Taking the examples of Negroes and Indians, Crusoe wondered if it were in his power to build a canoe or a piragua. He chose a tree in the woods and, with much difficulty, cut it down, and began to fashion a kind of boat, but he did not consider how he was to get it to the sea, which was "fortyfive fathoms of land away." After five months, he finished the boat.
When he finished his work on the boat, he was pleased with himself, especially since he had never in his life seen either a canoe or a piragua that was made of one tree and was as big as this one. He tried to get it into the water, but it was too heavy to move. He then thought of the possibility of bringing water to the boat by digging a series of trenches, but this endeavor also failed and, with "great reluctancy I gave this attempt over also." This endeavor was profitable because it taught him an important lesson — that is, "the folly of beginning a work before we count the cost, and before we judge rightly of our own strength to go through with it." This work took him through his fourth year on the island.

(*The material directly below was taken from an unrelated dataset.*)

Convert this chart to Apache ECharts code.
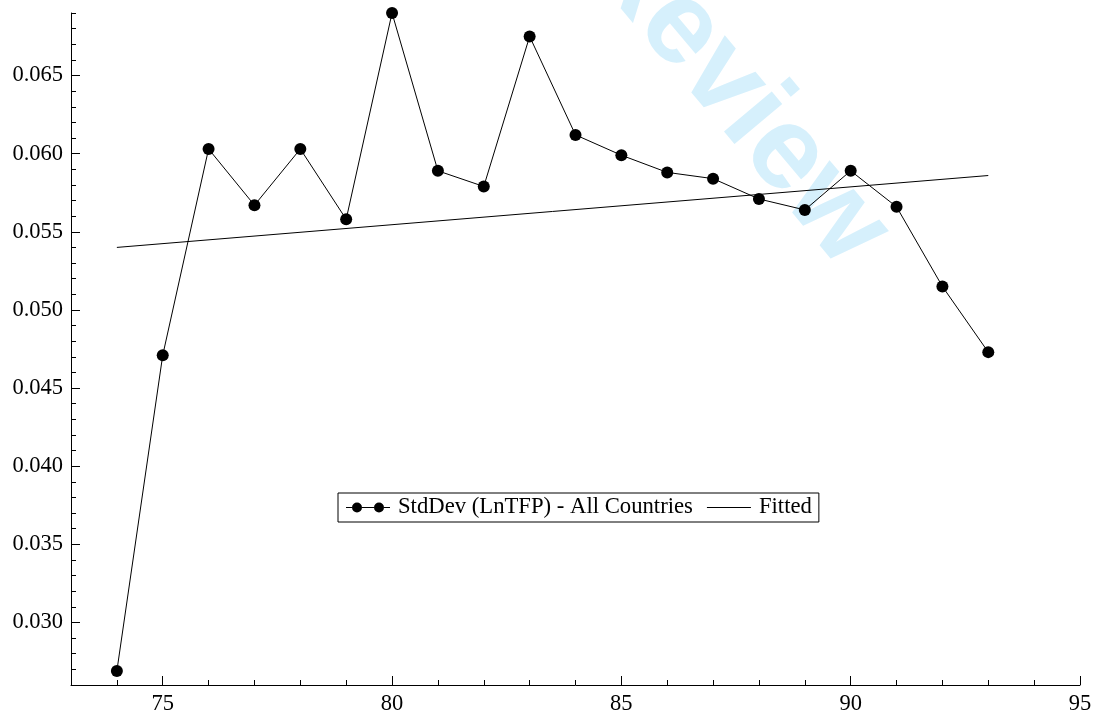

Thinking again on his condition, he realized that on this island his wants were supplied, he had more materials than he needed to work with, and he was delivered from temptations. He suffered neither from lust, pride, nor greed. He now found his life to be much easier than before, and he frequently admired God's wisdom: "All our discontents about what we want appeared to me to spring from the want of thankfulness for what we have."
He spent entire days meditating on what his condition would have been if he had not been able to save provisions from the ship and if he had not been so plentifully supplied with game. These reflections worked on his mind, causing him to come to a "resignation to the will of God in the present disposition of my circumstances.